Although the code incorporates consensus-based community standards relating to commonly experienced conflicts between library practice and perceived copyright constraints, it is not a comprehensive or exhaustive guide to all possible applications of fair use in and around libraries—even in the recurrent situations detailed below. Institutions may be able to make persuasive arguments for fair use that go beyond the shared norms expressed here. Likewise, institutions engaging in their own “risk management” may choose policies that do not take full advantage of these consensus principles.

This dynamic legal doctrine will no doubt continue to evolve along with educational, scholarly, and artistic practice. One area in which further developments certainly can be expected is that of so-called “orphan works”—texts (or images or music) that can no longer be reliably traced to a known copyright owner, and therefore cannot be licensed for use. Although the principles below address this problem obliquely, they do not by any means exhaust the range of possible solutions—including those based in the application of fair use.

This code is not a guide to using material that people give the public permission to use, such as works covered by Creative Commons licenses. While fair use applies to such works, anyone may use those works in ways their owners authorize in addition to ways permitted by the fair use doctrine. Similarly, it is not a guide to the use of works that are in the public domain; those works may be used without any copyright limitation whatever, including uses that otherwise would far exceed the bounds of fair use.

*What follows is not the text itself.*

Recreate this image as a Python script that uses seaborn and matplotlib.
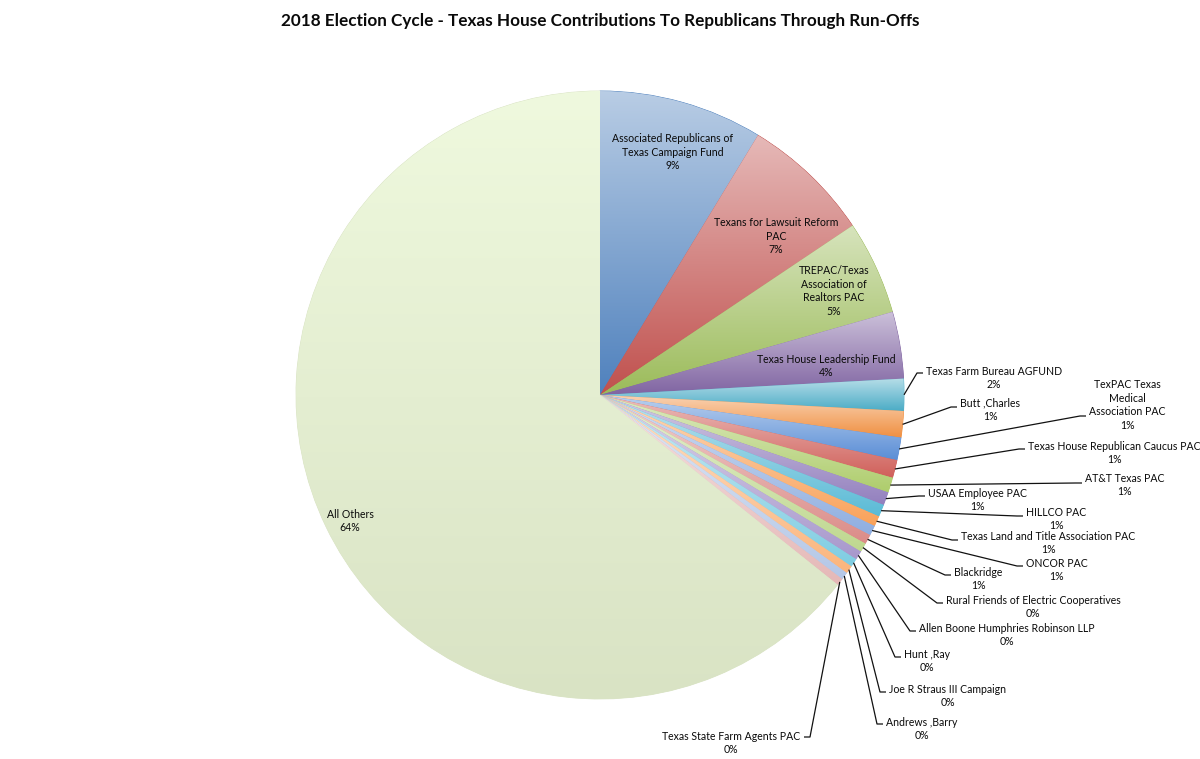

Copyright law is “territorial,” which means that fair use applies to uses of copyrighted material in the United States, regardless of where in the world it originates. Hence, the principles in this code also apply regardless of a work’s origin, so long as the use takes place in the U.S. By the same token, these principles will not necessarily apply to uses outside the U.S., where fair use may have little or no legal status.3

Under some circumstances, fair use rights can be overridden by contractual restrictions. Thus, these principles may not apply if a library has agreed, in a license agreement, donor agreement, or other contract, to forgo the exercise of fair use with respect to some set of collection materials. If fair use rights are to be preserved, library personnel in charge of acquisitions and procurement should be vigilant as they negotiate and enter into contracts related to collections materials.


3. At this time, the issue of “choice of laws” in copyright disputes that cross national boundaries is unclear, whether or not those disputes involve the Internet. See Peter K. Yu, “Conflicts of Laws Issues in International Copyright Cases” (2001), http://www.peteryu.com/gigalaw0401.pdf.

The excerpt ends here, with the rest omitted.